Azimuthal Averages

We noted in discussion yesterday that the aperture sum in the (nearly perfectly recovered) is lower than expected even for a gaussian fit of an airy. A Gaussian approximation to an Airy should recover 93.5% of the flux; 6.5% of the power is in the sidelobes of an Airy disk. We recover about 86-88% of the flux in the input point-source map, or about 5-7% short, despite matching the peak to within 2-3%. This discrepancy is partly - but not completely - explained by a slight negative bowl effect: the Gaussian fit has a higher total flux than the aperture sum. Using the gaussian fit value, the recovery is about 90%. A mere 3% missing flux is not too much of a problem - it could still be that the gaussian is uniformly reduced by bowl effects, or perhaps that some flux is not reincorporated into the map (at a very low level) because it is correlated enough to be PCA-cleaned. In the figure, the top panel is the radial profile of the ds1 data (black), the input data (red), and their gaussian fits (see legend). The circles on the labeled images show the FWHM of the fitted gaussian, indicating a good fit.
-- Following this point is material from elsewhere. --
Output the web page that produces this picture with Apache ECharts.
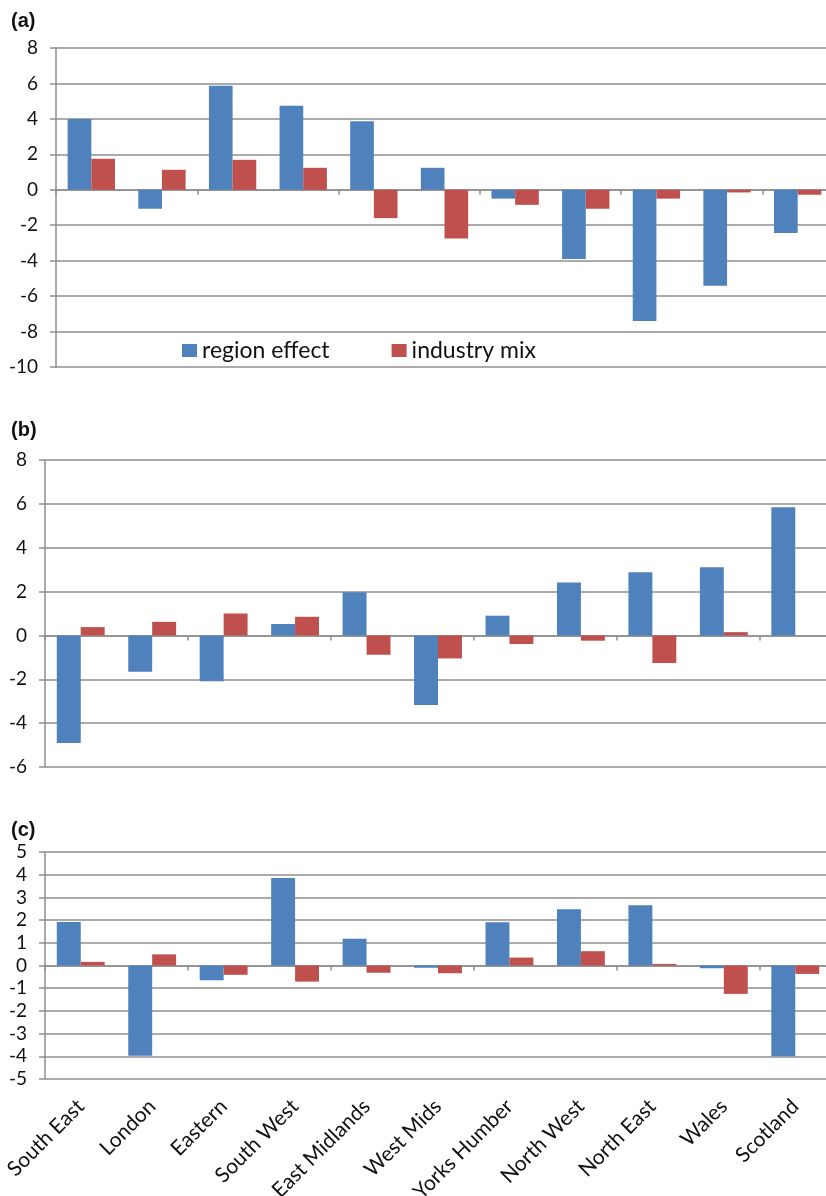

The apertures used for summation are NOT displayed. The sum aperture has a radius of 90" (6.25 pixels) and the "Noise Aperture" has the same area as the sum aperture.

If we redo the analysis with a smaller aperture, the recovery is better: 95% in the central 45". However, now the airy ring cannot account for any lost flux, so it still looks like there's a 5% loss intrinsic in the pipeline.